What you describe are conjugacies between functions of the form
T(n) = \left\{\begin{array}{ll} \frac{an+b}{2} &( n \text{ odd})\\ \frac{n}{2} &(n\text{ even}) \end{array}\right.
and
U(n) = \left\{\begin{array}{ll} \frac{n+b}{2} &( n \text{ odd})\\ \frac{an}{2} &(n\text{ even}) \end{array}\right.
where a,b are odd integers (except that, maybe for simplicity, you omitted the “short-cut” division by 2 for odd integers in T, with a few other discrepancies in the upper parts that are still unclear to me). The above functions indeed verify
T = H^{-1} \circ U \circ H
by using the conjugacy map
H(n) = (a-2)n+b
which is not obvious (at first glimpse). One has to perform careful calculations. Somehow, it’s a deep relationship between two distinct mathematical objects. In fact, I did research on this topic some time ago, so this led me to go back into it.
The case a=3 and b=1 is already well documented, but I’m not aware of a particular paper with the general formulation of the conjugacy map H. Maybe @Failix has a matricial formalism for it in terms of tricot.
It turns out that the upper parts describe other conjugacies between functions of the form
T(n) = \left\{\begin{array}{ll} \frac{an+b}{2} &( n \text{ odd})\\ \frac{n}{2} &(n\text{ even}) \end{array}\right.
and
U(n) = \left\{\begin{array}{ll} \frac{n-b}{2} &( n \text{ odd})\\ \frac{an}{2} &(n\text{ even}). \end{array}\right.

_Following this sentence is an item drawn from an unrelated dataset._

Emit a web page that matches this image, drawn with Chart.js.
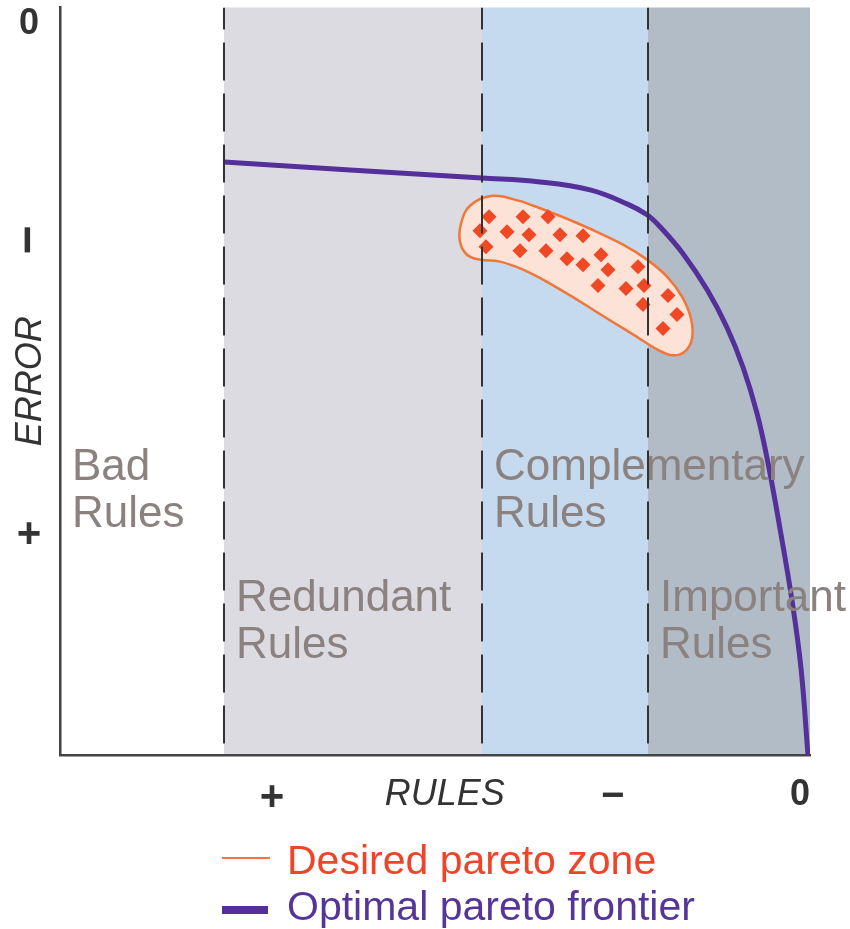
<!DOCTYPE html>
<html>
<head>
<meta charset="utf-8">
<script src="https://cdn.jsdelivr.net/npm/chart.js@4/dist/chart.umd.min.js"></script>
<style>
  body { margin: 0; background: #fff; }
  #wrap { width: 850px; height: 929px; }
</style>
</head>
<body>
<div id="wrap"><canvas id="paretoChart" width="850" height="929"></canvas></div>
<script>
// zones along the RULES axis (0 = left edge, 100 = right edge)
const zoneEdges = [0, 21.87, 56.27, 78.4, 100];
const zoneNames = [['Bad', 'Rules'], ['Redundant', 'Rules'], ['Complementary', 'Rules'], ['Important', 'Rules']];
const zoneLabelY = [38.4, 20.9, 38.4, 20.9];
const dividers = [21.87, 56.27, 78.4];

// tick labels
const xTickValues = [28.27, 51.3, 73.7, 98.67];
const xTickLabels = ['+', 'RULES', '\u2212', '0'];
const yTickValues = [98, 68.9, 29.6];
const yTickLabels = ['0', '\u2212', '+'];

// optimal pareto frontier
const frontierX = [21.87, 38.67, 56.27, 64, 70.67, 75.6, 78.27, 80, 83.07, 86.27, 88.93, 91.07, 92.93, 94.4, 96, 97.6, 98.8, 99.73];
const frontierY = [79.33, 78.27, 77.2, 76.67, 75.6, 73.73, 72.27, 70.67, 67.07, 62.27, 57.2, 51.87, 45.73, 39.07, 30.27, 20.67, 11.6, 0];

// desired pareto zone outline (closed)
const zoneOutlineX = [61.73, 66.27, 70.67, 75.07, 78.27, 80.93, 82.93, 84.13, 84.27, 83.33, 81.73, 79.6, 76.4, 72.93, 69.33, 65.33, 61.73, 58.67, 56, 54.27, 53.33, 53.47, 54.67, 57.73, 61.73];
const zoneOutlineY = [74, 72.27, 70.4, 68.27, 66.27, 64, 61.33, 58.4, 55.73, 54, 53.47, 54.27, 56.27, 58.4, 60.67, 63.07, 64.93, 66, 66.27, 66.93, 68.67, 71.07, 73.47, 74.8, 74];

// rule sets inside the desired zone
const ruleX = [57.2, 61.73, 65.07, 56, 59.6, 62.53, 66.67, 69.73, 56.8, 61.33, 64.8, 67.6, 69.73, 72.13, 73.07, 77.07, 71.73, 75.47, 77.87, 77.73, 81.07, 82.27, 80.4];
const ruleY = [72, 72, 72, 70.13, 70, 69.6, 69.6, 69.47, 68, 67.47, 67.47, 66.4, 65.6, 66.93, 64.93, 65.33, 62.8, 62.4, 62.8, 60.27, 61.47, 58.93, 57.07];

const zoneColors = ['rgba(0,0,0,0)', '#dcdbe1', '#c5daee', '#b1bcc7'];
const FONT = "'Liberation Sans', Arial, sans-serif";

const toPoints = (xs, ys) => xs.map((x, i) => ({ x: x, y: ys[i] }));

const paretoPlugin = {
    id: 'pareto',
    beforeDraw(chart) {
        const { ctx, chartArea: a, scales: { x } } = chart;
        ctx.save();
        zoneColors.forEach((c, i) => {
            const l = x.getPixelForValue(zoneEdges[i]);
            const r = x.getPixelForValue(zoneEdges[i + 1]);
            ctx.fillStyle = c;
            ctx.fillRect(l, a.top, r - l, a.bottom - a.top);
        });
        ctx.restore();
    },
    afterDatasetDraw(chart, args) {
        // zone names sit above the curve but under the dashed dividers
        if (args.meta.label !== 'Rule sets') return;
        const { ctx, scales: { x, y } } = chart;
        ctx.save();
        ctx.font = '44px ' + FONT;
        ctx.fillStyle = '#8b817f';
        ctx.textBaseline = 'middle';
        zoneNames.forEach((lines, i) => {
            const px = x.getPixelForValue(zoneEdges[i]) + 12;
            const py = y.getPixelForValue(zoneLabelY[i]);
            lines.forEach((t, j) => ctx.fillText(t, px, py + j * 47));
        });
        ctx.restore();
    },
    afterDraw(chart) {
        const { ctx, scales: { y } } = chart;
        ctx.save();
        // y tick labels (the minus is written sideways like the axis title)
        ctx.fillStyle = '#333';
        ctx.textAlign = 'center';
        ctx.textBaseline = 'middle';
        y.ticks.forEach((t) => {
            const py = y.getPixelForValue(t.value);
            if (t.label === '\u2212') {
                ctx.save();
                ctx.translate(30, py);
                ctx.rotate(-Math.PI / 2);
                ctx.font = 'bold 50px ' + FONT;
                ctx.fillText(t.label, 0, 0);
                ctx.restore();
            } else {
                ctx.font = (t.label === '+' ? 'bold 42px ' : 'bold 36px ') + FONT;
                ctx.fillText(t.label, 29, py + 2);
            }
        });

        // legend
        const blob = chart.data.datasets[0];
        const front = chart.data.datasets[1];
        ctx.textAlign = 'left';
        ctx.font = '41px ' + FONT;
        ctx.lineCap = 'butt';
        ctx.strokeStyle = blob.borderColor;
        ctx.lineWidth = 2;
        ctx.beginPath(); ctx.moveTo(222, 858); ctx.lineTo(270, 858); ctx.stroke();
        ctx.fillStyle = '#f0442a';
        ctx.fillText(blob.label, 287, 863);
        ctx.strokeStyle = front.borderColor;
        ctx.lineWidth = 8;
        ctx.beginPath(); ctx.moveTo(222, 910); ctx.lineTo(268, 910); ctx.stroke();
        ctx.fillStyle = '#55359a';
        ctx.fillText(front.label, 287, 909);
        ctx.restore();
    }
};

const datasets = [
    {
        type: 'line',
        label: 'Desired pareto zone',
        data: toPoints(zoneOutlineX, zoneOutlineY),
        borderColor: '#f0763a',
        borderWidth: 2.5,
        backgroundColor: '#fde2d7',
        fill: 'shape',
        tension: 0.4,
        pointRadius: 0,
        order: 4
    },
    {
        type: 'line',
        label: 'Optimal pareto frontier',
        data: toPoints(frontierX, frontierY),
        borderColor: '#55309a',
        borderWidth: 5,
        tension: 0.4,
        fill: false,
        pointRadius: 0,
        order: 3
    },
    {
        type: 'scatter',
        label: 'Rule sets',
        data: toPoints(ruleX, ruleY),
        pointStyle: 'rectRot',
        pointRadius: 7.5,
        backgroundColor: '#ee4824',
        borderWidth: 0,
        order: 2
    }
];

dividers.forEach((d) => {
    datasets.push({
        type: 'line',
        label: 'divider',
        data: [{ x: d, y: 100 }, { x: d, y: 0 }],
        borderColor: '#333',
        borderWidth: 2,
        borderDash: [38, 13],
        borderDashOffset: 16,
        pointRadius: 0,
        fill: false,
        order: 1
    });
});

new Chart(document.getElementById('paretoChart'), {
    type: 'scatter',
    data: { datasets: datasets },
    options: {
        responsive: false,
        animation: false,
        layout: { padding: { top: 5, right: 40, left: 0, bottom: 0 } },
        plugins: {
            legend: { display: false },
            tooltip: { enabled: false }
        },
        scales: {
            x: {
                type: 'linear',
                min: 0,
                max: 100,
                bounds: 'data',
                grid: { display: false },
                border: { display: true, color: '#444', width: 2.5 },
                afterBuildTicks: (s) => { s.ticks = xTickValues.map((v) => ({ value: v })); },
                afterFit: (s) => { s.height = 174; },
                ticks: {
                    autoSkip: false,
                    maxRotation: 0,
                    padding: 10,
                    color: '#333',
                    callback: (v, i) => xTickLabels[i],
                    font: (c) => {
                        const l = xTickLabels[c.index];
                        if (l === 'RULES') return { family: FONT, size: 36, style: 'italic' };
                        if (l === '+') return { family: FONT, size: 42, weight: 'bold' };
                        if (l === '0') return { family: FONT, size: 36, weight: 'bold' };
                        return { family: FONT, size: 40, weight: 'bold' };
                    }
                }
            },
            y: {
                type: 'linear',
                min: 0,
                max: 100,
                bounds: 'data',
                grid: { display: false },
                border: { display: true, color: '#444', width: 2.5 },
                afterBuildTicks: (s) => { s.ticks = yTickValues.map((v) => ({ value: v })); },
                afterFit: (s) => { s.width = 60; },
                ticks: {
                    display: false,
                    callback: (v, i) => yTickLabels[i]
                },
                title: {
                    display: true,
                    text: 'ERROR',
                    color: '#333',
                    padding: { top: 9, bottom: 0 },
                    font: { family: FONT, size: 36, style: 'italic' }
                }
            }
        }
    },
    plugins: [paretoPlugin]
});
</script>
</body>
</html>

for odd integers a,b fixed . As previously, they verify
T = H^{-1} \circ U \circ H
by using the conjugacy map
H(n) = (2-a)n-b
which is even more tricky to see!
Okay its too late for me to get my head around this now so im going to drop this here, maybe its irrelevant but i think there may be some inequality to be noted causing n to reduce.
0 mod4=a
2 mod4=b
3 mod4=c
1 mod4=d
a×3+1=d
b×3+1=c
c×3=d
d×3=c
d+1=b
d-1=a…..so a,b,c or d×4+1=d
So consider n×3+1=(3(n×4+1)+1)÷4
If we change the collatz rules for d to (d-1)÷4 we get an odd to odd movement that always under shoots so to speak
9-1÷4=2
2×3+1=7
(9×3+1)÷4=7
So where d falls down to a,b or c we can correct course by ×3+1
Note that when d falls to a it will be ((a×3+1)-1)÷4=(a×3)÷4 so proposed new rules
If a:(a×3)÷4
If b:b×3+1 or (b×9+4)÷2
If c:(c×3+1)÷2
If d:(d-1)÷4
im to tired to bring this point home entirely but these seem really close to a hybrid between rules t(n) and u(n) is there some sort of inequality hiding in here? Or no relationship at all? I will of course try to answer my own question when i get time, but i thought id just put it out there.
I found out which formulas use the -7+1, -5+1 etc multipliers, it is the formulas themselves. I have adjusted my post so it can hopefully help you guys better with your calculations.